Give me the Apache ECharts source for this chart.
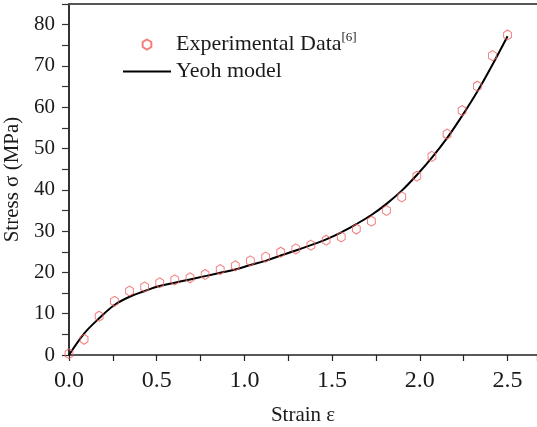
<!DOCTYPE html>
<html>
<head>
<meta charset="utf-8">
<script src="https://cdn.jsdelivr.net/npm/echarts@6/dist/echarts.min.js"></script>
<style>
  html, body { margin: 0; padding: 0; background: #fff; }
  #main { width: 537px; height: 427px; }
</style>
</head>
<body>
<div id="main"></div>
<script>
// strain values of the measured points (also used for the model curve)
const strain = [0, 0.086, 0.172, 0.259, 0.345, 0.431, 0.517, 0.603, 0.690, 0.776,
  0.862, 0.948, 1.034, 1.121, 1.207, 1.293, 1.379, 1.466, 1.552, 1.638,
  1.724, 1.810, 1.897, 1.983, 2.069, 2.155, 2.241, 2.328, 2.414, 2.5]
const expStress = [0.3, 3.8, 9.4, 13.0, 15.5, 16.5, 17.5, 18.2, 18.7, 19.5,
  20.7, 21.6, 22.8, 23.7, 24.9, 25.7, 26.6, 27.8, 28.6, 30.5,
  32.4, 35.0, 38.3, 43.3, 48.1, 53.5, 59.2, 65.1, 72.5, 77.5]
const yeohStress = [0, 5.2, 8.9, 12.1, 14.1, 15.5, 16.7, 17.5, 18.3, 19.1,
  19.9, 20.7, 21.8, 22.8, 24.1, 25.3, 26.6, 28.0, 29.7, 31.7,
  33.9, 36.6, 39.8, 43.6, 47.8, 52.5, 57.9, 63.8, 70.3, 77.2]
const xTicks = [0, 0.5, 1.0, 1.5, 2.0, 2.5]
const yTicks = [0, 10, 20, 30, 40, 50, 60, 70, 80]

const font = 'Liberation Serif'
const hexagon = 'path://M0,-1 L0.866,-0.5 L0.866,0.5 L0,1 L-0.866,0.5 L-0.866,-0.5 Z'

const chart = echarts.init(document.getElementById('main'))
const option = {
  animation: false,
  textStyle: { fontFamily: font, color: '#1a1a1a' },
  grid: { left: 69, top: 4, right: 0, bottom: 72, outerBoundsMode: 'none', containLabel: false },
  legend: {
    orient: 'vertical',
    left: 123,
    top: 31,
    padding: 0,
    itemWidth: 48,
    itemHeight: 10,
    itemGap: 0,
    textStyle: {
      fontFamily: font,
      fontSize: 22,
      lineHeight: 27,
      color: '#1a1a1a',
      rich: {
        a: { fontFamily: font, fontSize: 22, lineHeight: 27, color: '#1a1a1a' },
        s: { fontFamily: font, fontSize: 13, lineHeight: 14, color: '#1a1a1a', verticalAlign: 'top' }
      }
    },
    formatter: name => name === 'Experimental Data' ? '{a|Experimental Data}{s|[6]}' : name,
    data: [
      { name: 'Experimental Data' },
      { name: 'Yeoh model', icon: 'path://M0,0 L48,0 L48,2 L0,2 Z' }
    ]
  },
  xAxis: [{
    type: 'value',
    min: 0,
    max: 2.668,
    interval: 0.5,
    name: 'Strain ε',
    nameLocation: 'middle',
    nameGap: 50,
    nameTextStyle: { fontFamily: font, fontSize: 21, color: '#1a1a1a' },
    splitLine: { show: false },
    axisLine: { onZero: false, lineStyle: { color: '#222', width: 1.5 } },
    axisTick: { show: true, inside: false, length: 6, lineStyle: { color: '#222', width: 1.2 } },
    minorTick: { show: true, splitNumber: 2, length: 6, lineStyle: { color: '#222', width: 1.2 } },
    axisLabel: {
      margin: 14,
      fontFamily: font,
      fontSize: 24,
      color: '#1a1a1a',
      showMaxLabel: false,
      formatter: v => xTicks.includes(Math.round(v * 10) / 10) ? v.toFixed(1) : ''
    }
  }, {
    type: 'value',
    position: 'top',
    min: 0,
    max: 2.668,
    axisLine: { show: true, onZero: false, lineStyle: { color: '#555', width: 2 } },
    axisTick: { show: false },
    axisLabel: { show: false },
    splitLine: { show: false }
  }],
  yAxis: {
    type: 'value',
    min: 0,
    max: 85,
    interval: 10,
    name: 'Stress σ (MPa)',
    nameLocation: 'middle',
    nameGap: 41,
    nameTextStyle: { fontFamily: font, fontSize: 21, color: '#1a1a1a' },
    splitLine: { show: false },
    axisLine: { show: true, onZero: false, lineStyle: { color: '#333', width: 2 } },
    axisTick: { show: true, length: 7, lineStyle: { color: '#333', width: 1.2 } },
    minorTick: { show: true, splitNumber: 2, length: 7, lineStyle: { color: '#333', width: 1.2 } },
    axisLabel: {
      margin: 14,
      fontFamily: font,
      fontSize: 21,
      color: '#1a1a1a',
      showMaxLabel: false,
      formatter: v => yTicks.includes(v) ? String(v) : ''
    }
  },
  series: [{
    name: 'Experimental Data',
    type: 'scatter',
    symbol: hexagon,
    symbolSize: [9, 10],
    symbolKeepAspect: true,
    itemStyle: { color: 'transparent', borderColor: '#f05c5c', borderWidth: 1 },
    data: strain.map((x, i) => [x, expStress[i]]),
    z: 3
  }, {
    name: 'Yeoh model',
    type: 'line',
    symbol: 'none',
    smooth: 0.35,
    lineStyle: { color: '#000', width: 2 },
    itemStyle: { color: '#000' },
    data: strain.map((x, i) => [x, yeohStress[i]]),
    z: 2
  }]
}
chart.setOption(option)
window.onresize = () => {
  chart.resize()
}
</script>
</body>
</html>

* * *

◆ **JOB**:
Transcribe the whole listing, character for character, but not its images.

◆ **COMPLETE ANSWER**:
Give me the Apache ECharts source for this chart.
<!DOCTYPE html>
<html>
<head>
<meta charset="utf-8">
<script src="https://cdn.jsdelivr.net/npm/echarts@6/dist/echarts.min.js"></script>
<style>
  html, body { margin: 0; padding: 0; background: #fff; }
  #main { width: 537px; height: 427px; }
</style>
</head>
<body>
<div id="main"></div>
<script>
// strain values of the measured points (also used for the model curve)
const strain = [0, 0.086, 0.172, 0.259, 0.345, 0.431, 0.517, 0.603, 0.690, 0.776,
  0.862, 0.948, 1.034, 1.121, 1.207, 1.293, 1.379, 1.466, 1.552, 1.638,
  1.724, 1.810, 1.897, 1.983, 2.069, 2.155, 2.241, 2.328, 2.414, 2.5]
const expStress = [0.3, 3.8, 9.4, 13.0, 15.5, 16.5, 17.5, 18.2, 18.7, 19.5,
  20.7, 21.6, 22.8, 23.7, 24.9, 25.7, 26.6, 27.8, 28.6, 30.5,
  32.4, 35.0, 38.3, 43.3, 48.1, 53.5, 59.2, 65.1, 72.5, 77.5]
const yeohStress = [0, 5.2, 8.9, 12.1, 14.1, 15.5, 16.7, 17.5, 18.3, 19.1,
  19.9, 20.7, 21.8, 22.8, 24.1, 25.3, 26.6, 28.0, 29.7, 31.7,
  33.9, 36.6, 39.8, 43.6, 47.8, 52.5, 57.9, 63.8, 70.3, 77.2]
const xTicks = [0, 0.5, 1.0, 1.5, 2.0, 2.5]
const yTicks = [0, 10, 20, 30, 40, 50, 60, 70, 80]

const font = 'Liberation Serif'
const hexagon = 'path://M0,-1 L0.866,-0.5 L0.866,0.5 L0,1 L-0.866,0.5 L-0.866,-0.5 Z'

const chart = echarts.init(document.getElementById('main'))
const option = {
  animation: false,
  textStyle: { fontFamily: font, color: '#1a1a1a' },
  grid: { left: 69, top: 4, right: 0, bottom: 72, outerBoundsMode: 'none', containLabel: false },
  legend: {
    orient: 'vertical',
    left: 123,
    top: 31,
    padding: 0,
    itemWidth: 48,
    itemHeight: 10,
    itemGap: 0,
    textStyle: {
      fontFamily: font,
      fontSize: 22,
      lineHeight: 27,
      color: '#1a1a1a',
      rich: {
        a: { fontFamily: font, fontSize: 22, lineHeight: 27, color: '#1a1a1a' },
        s: { fontFamily: font, fontSize: 13, lineHeight: 14, color: '#1a1a1a', verticalAlign: 'top' }
      }
    },
    formatter: name => name === 'Experimental Data' ? '{a|Experimental Data}{s|[6]}' : name,
    data: [
      { name: 'Experimental Data' },
      { name: 'Yeoh model', icon: 'path://M0,0 L48,0 L48,2 L0,2 Z' }
    ]
  },
  xAxis: [{
    type: 'value',
    min: 0,
    max: 2.668,
    interval: 0.5,
    name: 'Strain ε',
    nameLocation: 'middle',
    nameGap: 50,
    nameTextStyle: { fontFamily: font, fontSize: 21, color: '#1a1a1a' },
    splitLine: { show: false },
    axisLine: { onZero: false, lineStyle: { color: '#222', width: 1.5 } },
    axisTick: { show: true, inside: false, length: 6, lineStyle: { color: '#222', width: 1.2 } },
    minorTick: { show: true, splitNumber: 2, length: 6, lineStyle: { color: '#222', width: 1.2 } },
    axisLabel: {
      margin: 14,
      fontFamily: font,
      fontSize: 24,
      color: '#1a1a1a',
      showMaxLabel: false,
      formatter: v => xTicks.includes(Math.round(v * 10) / 10) ? v.toFixed(1) : ''
    }
  }, {
    type: 'value',
    position: 'top',
    min: 0,
    max: 2.668,
    axisLine: { show: true, onZero: false, lineStyle: { color: '#555', width: 2 } },
    axisTick: { show: false },
    axisLabel: { show: false },
    splitLine: { show: false }
  }],
  yAxis: {
    type: 'value',
    min: 0,
    max: 85,
    interval: 10,
    name: 'Stress σ (MPa)',
    nameLocation: 'middle',
    nameGap: 41,
    nameTextStyle: { fontFamily: font, fontSize: 21, color: '#1a1a1a' },
    splitLine: { show: false },
    axisLine: { show: true, onZero: false, lineStyle: { color: '#333', width: 2 } },
    axisTick: { show: true, length: 7, lineStyle: { color: '#333', width: 1.2 } },
    minorTick: { show: true, splitNumber: 2, length: 7, lineStyle: { color: '#333', width: 1.2 } },
    axisLabel: {
      margin: 14,
      fontFamily: font,
      fontSize: 21,
      color: '#1a1a1a',
      showMaxLabel: false,
      formatter: v => yTicks.includes(v) ? String(v) : ''
    }
  },
  series: [{
    name: 'Experimental Data',
    type: 'scatter',
    symbol: hexagon,
    symbolSize: [9, 10],
    symbolKeepAspect: true,
    itemStyle: { color: 'transparent', borderColor: '#f05c5c', borderWidth: 1 },
    data: strain.map((x, i) => [x, expStress[i]]),
    z: 3
  }, {
    name: 'Yeoh model',
    type: 'line',
    symbol: 'none',
    smooth: 0.35,
    lineStyle: { color: '#000', width: 2 },
    itemStyle: { color: '#000' },
    data: strain.map((x, i) => [x, yeohStress[i]]),
    z: 2
  }]
}
chart.setOption(option)
window.onresize = () => {
  chart.resize()
}
</script>
</body>
</html>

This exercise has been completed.